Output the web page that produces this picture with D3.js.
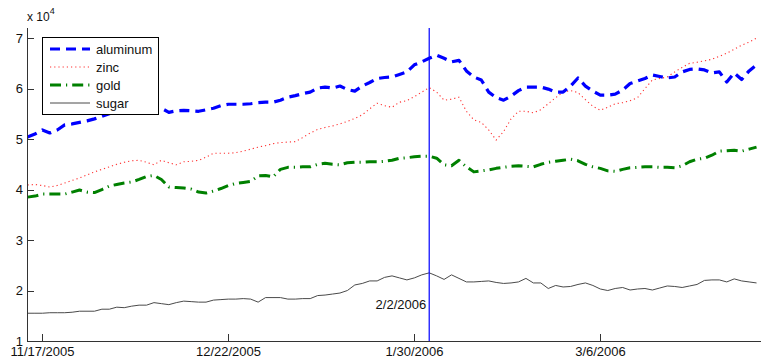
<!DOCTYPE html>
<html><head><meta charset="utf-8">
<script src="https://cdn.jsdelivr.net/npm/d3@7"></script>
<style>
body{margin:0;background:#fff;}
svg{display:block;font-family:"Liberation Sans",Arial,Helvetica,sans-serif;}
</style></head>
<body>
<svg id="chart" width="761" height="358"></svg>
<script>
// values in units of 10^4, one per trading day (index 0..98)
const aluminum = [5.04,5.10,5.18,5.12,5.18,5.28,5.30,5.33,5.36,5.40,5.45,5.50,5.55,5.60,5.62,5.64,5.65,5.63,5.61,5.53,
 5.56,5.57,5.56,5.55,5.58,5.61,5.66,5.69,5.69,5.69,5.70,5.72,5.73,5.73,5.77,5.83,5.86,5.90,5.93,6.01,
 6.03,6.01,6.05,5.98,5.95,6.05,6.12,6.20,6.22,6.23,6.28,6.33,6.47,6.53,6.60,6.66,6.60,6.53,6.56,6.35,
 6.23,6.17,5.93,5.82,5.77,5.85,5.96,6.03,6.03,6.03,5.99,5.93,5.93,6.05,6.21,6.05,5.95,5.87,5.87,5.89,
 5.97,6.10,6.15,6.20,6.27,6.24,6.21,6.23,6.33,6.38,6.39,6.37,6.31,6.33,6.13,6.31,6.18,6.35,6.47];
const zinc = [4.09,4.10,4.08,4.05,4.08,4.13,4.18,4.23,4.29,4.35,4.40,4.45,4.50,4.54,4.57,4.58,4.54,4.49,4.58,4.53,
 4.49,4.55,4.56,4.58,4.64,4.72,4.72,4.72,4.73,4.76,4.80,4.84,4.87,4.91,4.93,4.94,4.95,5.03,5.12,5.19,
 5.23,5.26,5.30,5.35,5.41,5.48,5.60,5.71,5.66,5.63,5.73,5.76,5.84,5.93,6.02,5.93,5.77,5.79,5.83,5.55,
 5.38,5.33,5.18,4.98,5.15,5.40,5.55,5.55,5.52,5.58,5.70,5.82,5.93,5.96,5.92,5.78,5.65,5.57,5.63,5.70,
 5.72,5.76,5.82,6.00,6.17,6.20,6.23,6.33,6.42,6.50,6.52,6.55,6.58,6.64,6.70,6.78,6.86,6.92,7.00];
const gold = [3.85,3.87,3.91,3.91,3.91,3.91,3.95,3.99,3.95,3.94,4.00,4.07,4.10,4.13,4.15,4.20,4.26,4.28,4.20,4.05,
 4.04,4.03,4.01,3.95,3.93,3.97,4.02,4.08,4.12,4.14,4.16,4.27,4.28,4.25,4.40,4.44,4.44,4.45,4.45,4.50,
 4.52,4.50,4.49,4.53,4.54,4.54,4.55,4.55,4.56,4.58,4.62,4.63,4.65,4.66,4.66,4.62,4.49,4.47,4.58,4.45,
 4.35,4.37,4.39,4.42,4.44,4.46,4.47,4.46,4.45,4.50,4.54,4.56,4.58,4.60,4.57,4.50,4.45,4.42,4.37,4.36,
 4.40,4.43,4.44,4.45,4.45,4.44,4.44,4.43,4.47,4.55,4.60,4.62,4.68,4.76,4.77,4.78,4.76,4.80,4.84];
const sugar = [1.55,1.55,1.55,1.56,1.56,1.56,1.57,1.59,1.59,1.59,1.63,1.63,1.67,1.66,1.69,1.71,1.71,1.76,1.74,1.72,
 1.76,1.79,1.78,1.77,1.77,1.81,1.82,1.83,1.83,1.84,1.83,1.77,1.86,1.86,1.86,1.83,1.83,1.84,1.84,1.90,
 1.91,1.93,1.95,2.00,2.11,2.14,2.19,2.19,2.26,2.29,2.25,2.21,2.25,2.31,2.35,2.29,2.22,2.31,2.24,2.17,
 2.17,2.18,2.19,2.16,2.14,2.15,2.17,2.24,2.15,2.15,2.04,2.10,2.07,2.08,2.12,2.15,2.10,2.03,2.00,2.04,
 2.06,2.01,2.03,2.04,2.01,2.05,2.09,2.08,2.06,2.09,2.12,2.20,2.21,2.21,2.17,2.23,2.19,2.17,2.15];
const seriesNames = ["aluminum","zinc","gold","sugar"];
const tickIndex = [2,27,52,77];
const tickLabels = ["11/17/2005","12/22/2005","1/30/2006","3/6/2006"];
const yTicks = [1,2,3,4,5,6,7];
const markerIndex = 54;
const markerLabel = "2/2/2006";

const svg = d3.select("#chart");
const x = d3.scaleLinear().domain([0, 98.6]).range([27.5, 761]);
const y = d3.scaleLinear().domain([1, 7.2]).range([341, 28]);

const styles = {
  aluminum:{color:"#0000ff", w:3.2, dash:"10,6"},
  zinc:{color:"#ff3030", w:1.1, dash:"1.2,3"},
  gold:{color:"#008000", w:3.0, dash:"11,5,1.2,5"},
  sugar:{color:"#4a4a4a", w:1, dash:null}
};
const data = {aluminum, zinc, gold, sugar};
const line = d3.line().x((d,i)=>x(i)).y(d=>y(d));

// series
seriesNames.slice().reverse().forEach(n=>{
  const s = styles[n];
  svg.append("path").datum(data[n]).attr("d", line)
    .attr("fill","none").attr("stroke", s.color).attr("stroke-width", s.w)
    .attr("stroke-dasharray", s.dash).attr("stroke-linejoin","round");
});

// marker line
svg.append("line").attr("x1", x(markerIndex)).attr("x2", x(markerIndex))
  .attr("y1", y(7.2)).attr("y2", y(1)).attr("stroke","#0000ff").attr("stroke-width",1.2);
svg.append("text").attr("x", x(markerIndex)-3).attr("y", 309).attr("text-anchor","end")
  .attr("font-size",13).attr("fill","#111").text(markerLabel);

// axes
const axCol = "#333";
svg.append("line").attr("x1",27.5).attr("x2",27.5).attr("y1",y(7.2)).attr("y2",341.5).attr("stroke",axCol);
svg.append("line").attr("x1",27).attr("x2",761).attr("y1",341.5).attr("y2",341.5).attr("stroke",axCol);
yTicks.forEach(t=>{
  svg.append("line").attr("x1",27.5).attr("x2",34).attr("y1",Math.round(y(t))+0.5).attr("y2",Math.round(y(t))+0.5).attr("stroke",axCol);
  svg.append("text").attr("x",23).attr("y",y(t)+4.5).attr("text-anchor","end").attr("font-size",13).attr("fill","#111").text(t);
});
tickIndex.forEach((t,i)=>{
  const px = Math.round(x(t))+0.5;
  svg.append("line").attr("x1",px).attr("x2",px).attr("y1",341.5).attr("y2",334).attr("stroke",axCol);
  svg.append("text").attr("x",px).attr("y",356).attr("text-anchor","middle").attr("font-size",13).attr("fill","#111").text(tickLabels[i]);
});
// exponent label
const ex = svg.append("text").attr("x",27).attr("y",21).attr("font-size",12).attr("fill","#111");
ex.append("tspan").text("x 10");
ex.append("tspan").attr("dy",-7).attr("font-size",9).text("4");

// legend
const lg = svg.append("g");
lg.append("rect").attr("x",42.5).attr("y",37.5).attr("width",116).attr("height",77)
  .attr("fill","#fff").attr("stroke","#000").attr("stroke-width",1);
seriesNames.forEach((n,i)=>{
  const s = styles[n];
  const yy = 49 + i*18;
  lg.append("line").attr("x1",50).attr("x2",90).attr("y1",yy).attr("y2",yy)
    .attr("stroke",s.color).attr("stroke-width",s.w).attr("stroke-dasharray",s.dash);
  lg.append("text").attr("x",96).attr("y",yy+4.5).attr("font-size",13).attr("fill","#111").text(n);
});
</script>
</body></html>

⁂

▶ _TO BE DONE_
Write out every line above exactly as it is, leaving out the pictures.

▶ _RESULT OF THIS TASK_
Output the web page that produces this picture with D3.js.
<!DOCTYPE html>
<html><head><meta charset="utf-8">
<script src="https://cdn.jsdelivr.net/npm/d3@7"></script>
<style>
body{margin:0;background:#fff;}
svg{display:block;font-family:"Liberation Sans",Arial,Helvetica,sans-serif;}
</style></head>
<body>
<svg id="chart" width="761" height="358"></svg>
<script>
// values in units of 10^4, one per trading day (index 0..98)
const aluminum = [5.04,5.10,5.18,5.12,5.18,5.28,5.30,5.33,5.36,5.40,5.45,5.50,5.55,5.60,5.62,5.64,5.65,5.63,5.61,5.53,
 5.56,5.57,5.56,5.55,5.58,5.61,5.66,5.69,5.69,5.69,5.70,5.72,5.73,5.73,5.77,5.83,5.86,5.90,5.93,6.01,
 6.03,6.01,6.05,5.98,5.95,6.05,6.12,6.20,6.22,6.23,6.28,6.33,6.47,6.53,6.60,6.66,6.60,6.53,6.56,6.35,
 6.23,6.17,5.93,5.82,5.77,5.85,5.96,6.03,6.03,6.03,5.99,5.93,5.93,6.05,6.21,6.05,5.95,5.87,5.87,5.89,
 5.97,6.10,6.15,6.20,6.27,6.24,6.21,6.23,6.33,6.38,6.39,6.37,6.31,6.33,6.13,6.31,6.18,6.35,6.47];
const zinc = [4.09,4.10,4.08,4.05,4.08,4.13,4.18,4.23,4.29,4.35,4.40,4.45,4.50,4.54,4.57,4.58,4.54,4.49,4.58,4.53,
 4.49,4.55,4.56,4.58,4.64,4.72,4.72,4.72,4.73,4.76,4.80,4.84,4.87,4.91,4.93,4.94,4.95,5.03,5.12,5.19,
 5.23,5.26,5.30,5.35,5.41,5.48,5.60,5.71,5.66,5.63,5.73,5.76,5.84,5.93,6.02,5.93,5.77,5.79,5.83,5.55,
 5.38,5.33,5.18,4.98,5.15,5.40,5.55,5.55,5.52,5.58,5.70,5.82,5.93,5.96,5.92,5.78,5.65,5.57,5.63,5.70,
 5.72,5.76,5.82,6.00,6.17,6.20,6.23,6.33,6.42,6.50,6.52,6.55,6.58,6.64,6.70,6.78,6.86,6.92,7.00];
const gold = [3.85,3.87,3.91,3.91,3.91,3.91,3.95,3.99,3.95,3.94,4.00,4.07,4.10,4.13,4.15,4.20,4.26,4.28,4.20,4.05,
 4.04,4.03,4.01,3.95,3.93,3.97,4.02,4.08,4.12,4.14,4.16,4.27,4.28,4.25,4.40,4.44,4.44,4.45,4.45,4.50,
 4.52,4.50,4.49,4.53,4.54,4.54,4.55,4.55,4.56,4.58,4.62,4.63,4.65,4.66,4.66,4.62,4.49,4.47,4.58,4.45,
 4.35,4.37,4.39,4.42,4.44,4.46,4.47,4.46,4.45,4.50,4.54,4.56,4.58,4.60,4.57,4.50,4.45,4.42,4.37,4.36,
 4.40,4.43,4.44,4.45,4.45,4.44,4.44,4.43,4.47,4.55,4.60,4.62,4.68,4.76,4.77,4.78,4.76,4.80,4.84];
const sugar = [1.55,1.55,1.55,1.56,1.56,1.56,1.57,1.59,1.59,1.59,1.63,1.63,1.67,1.66,1.69,1.71,1.71,1.76,1.74,1.72,
 1.76,1.79,1.78,1.77,1.77,1.81,1.82,1.83,1.83,1.84,1.83,1.77,1.86,1.86,1.86,1.83,1.83,1.84,1.84,1.90,
 1.91,1.93,1.95,2.00,2.11,2.14,2.19,2.19,2.26,2.29,2.25,2.21,2.25,2.31,2.35,2.29,2.22,2.31,2.24,2.17,
 2.17,2.18,2.19,2.16,2.14,2.15,2.17,2.24,2.15,2.15,2.04,2.10,2.07,2.08,2.12,2.15,2.10,2.03,2.00,2.04,
 2.06,2.01,2.03,2.04,2.01,2.05,2.09,2.08,2.06,2.09,2.12,2.20,2.21,2.21,2.17,2.23,2.19,2.17,2.15];
const seriesNames = ["aluminum","zinc","gold","sugar"];
const tickIndex = [2,27,52,77];
const tickLabels = ["11/17/2005","12/22/2005","1/30/2006","3/6/2006"];
const yTicks = [1,2,3,4,5,6,7];
const markerIndex = 54;
const markerLabel = "2/2/2006";

const svg = d3.select("#chart");
const x = d3.scaleLinear().domain([0, 98.6]).range([27.5, 761]);
const y = d3.scaleLinear().domain([1, 7.2]).range([341, 28]);

const styles = {
  aluminum:{color:"#0000ff", w:3.2, dash:"10,6"},
  zinc:{color:"#ff3030", w:1.1, dash:"1.2,3"},
  gold:{color:"#008000", w:3.0, dash:"11,5,1.2,5"},
  sugar:{color:"#4a4a4a", w:1, dash:null}
};
const data = {aluminum, zinc, gold, sugar};
const line = d3.line().x((d,i)=>x(i)).y(d=>y(d));

// series
seriesNames.slice().reverse().forEach(n=>{
  const s = styles[n];
  svg.append("path").datum(data[n]).attr("d", line)
    .attr("fill","none").attr("stroke", s.color).attr("stroke-width", s.w)
    .attr("stroke-dasharray", s.dash).attr("stroke-linejoin","round");
});

// marker line
svg.append("line").attr("x1", x(markerIndex)).attr("x2", x(markerIndex))
  .attr("y1", y(7.2)).attr("y2", y(1)).attr("stroke","#0000ff").attr("stroke-width",1.2);
svg.append("text").attr("x", x(markerIndex)-3).attr("y", 309).attr("text-anchor","end")
  .attr("font-size",13).attr("fill","#111").text(markerLabel);

// axes
const axCol = "#333";
svg.append("line").attr("x1",27.5).attr("x2",27.5).attr("y1",y(7.2)).attr("y2",341.5).attr("stroke",axCol);
svg.append("line").attr("x1",27).attr("x2",761).attr("y1",341.5).attr("y2",341.5).attr("stroke",axCol);
yTicks.forEach(t=>{
  svg.append("line").attr("x1",27.5).attr("x2",34).attr("y1",Math.round(y(t))+0.5).attr("y2",Math.round(y(t))+0.5).attr("stroke",axCol);
  svg.append("text").attr("x",23).attr("y",y(t)+4.5).attr("text-anchor","end").attr("font-size",13).attr("fill","#111").text(t);
});
tickIndex.forEach((t,i)=>{
  const px = Math.round(x(t))+0.5;
  svg.append("line").attr("x1",px).attr("x2",px).attr("y1",341.5).attr("y2",334).attr("stroke",axCol);
  svg.append("text").attr("x",px).attr("y",356).attr("text-anchor","middle").attr("font-size",13).attr("fill","#111").text(tickLabels[i]);
});
// exponent label
const ex = svg.append("text").attr("x",27).attr("y",21).attr("font-size",12).attr("fill","#111");
ex.append("tspan").text("x 10");
ex.append("tspan").attr("dy",-7).attr("font-size",9).text("4");

// legend
const lg = svg.append("g");
lg.append("rect").attr("x",42.5).attr("y",37.5).attr("width",116).attr("height",77)
  .attr("fill","#fff").attr("stroke","#000").attr("stroke-width",1);
seriesNames.forEach((n,i)=>{
  const s = styles[n];
  const yy = 49 + i*18;
  lg.append("line").attr("x1",50).attr("x2",90).attr("y1",yy).attr("y2",yy)
    .attr("stroke",s.color).attr("stroke-width",s.w).attr("stroke-dasharray",s.dash);
  lg.append("text").attr("x",96).attr("y",yy+4.5).attr("font-size",13).attr("fill","#111").text(n);
});
</script>
</body></html>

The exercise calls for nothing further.